Now, working for privately owned media was not usually a big problem in terms of the owner interfering with the editorial policy, and for the simple reason that no one would tolerate something of the sort. Journalists would just leave and find someone else to fund their publishing. The private owners didn’t have much of a say. Anyway, the ones really funding the media were the foreign foundations.
In the second half of the ‘90s, the only way of maintaining media that criticize the social order in any form was for it to be funded by them. They too didn’t mind “patriotic nationalism” much, so they funded all sorts of stuff. The independent media scene that had created a basis for the ‘96/97 protests was almost entirely dependent on them. The biggest one is the Fund for an Open Society – Yugoslavia (Soros). According to their official report for ’97, Yugoslavia was the foundation’s second biggest investment with almost 17M dollars. Some 10M were spent on media. In fact, Soros, Medianhilfe, USAID and a few others practically had a firm control over all influential media that were not linked to the government. It was a simple duality, with strong antagonisms on both sides. You can either do work for one power center or the other.
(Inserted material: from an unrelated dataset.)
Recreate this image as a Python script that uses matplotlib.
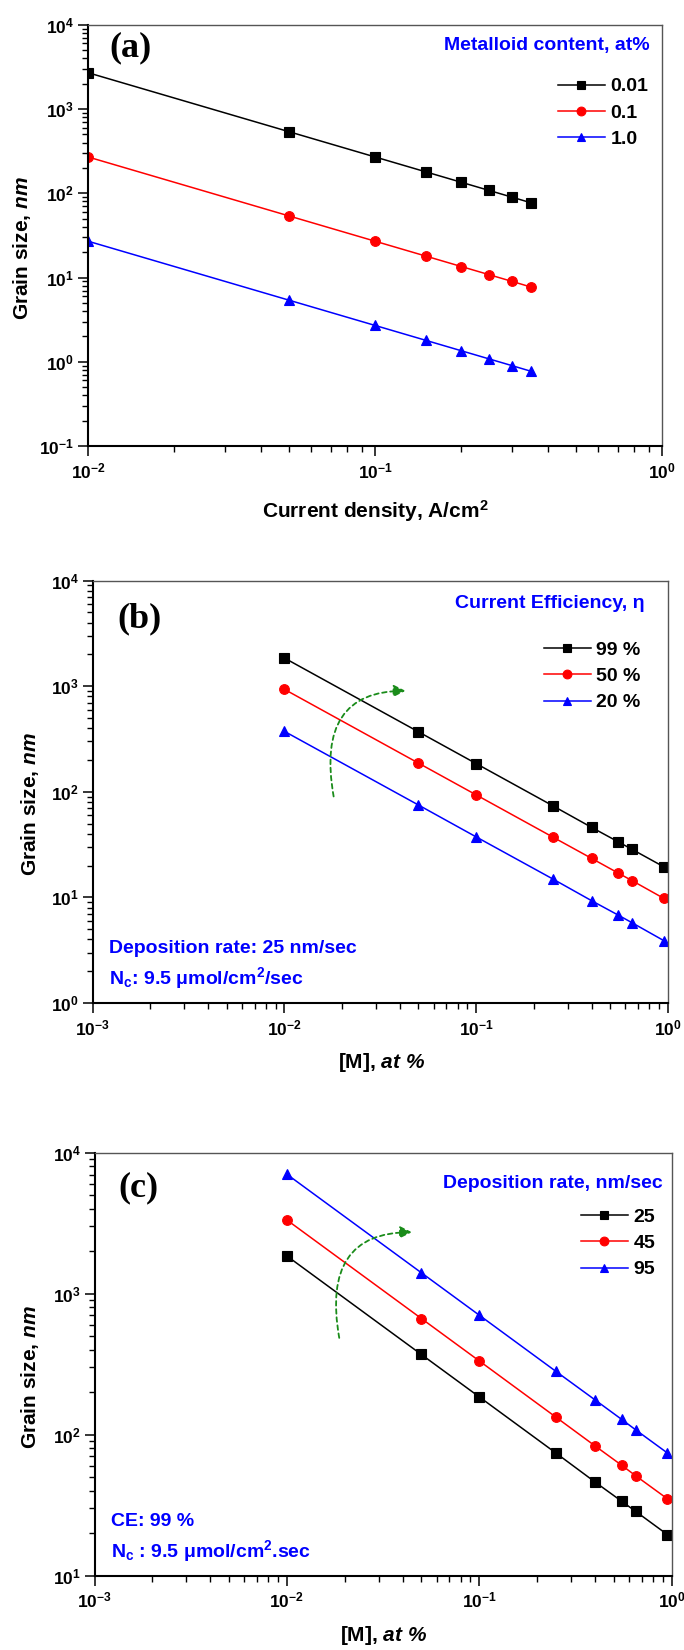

The third option is to be very poor and sometimes hungry. The funniest thing was that the Soros people and the government people were actually in pretty good relations with each other, which was known only by the chosen. Who could have published that?
The ban on criticism on US policy by “independent media” was not lifted even throughout the bombing. The thing was they were supposed to create an illusion of criticism by aggressive and occasionally insulting attacks and simply withold any information that wasn’t already public knowledge.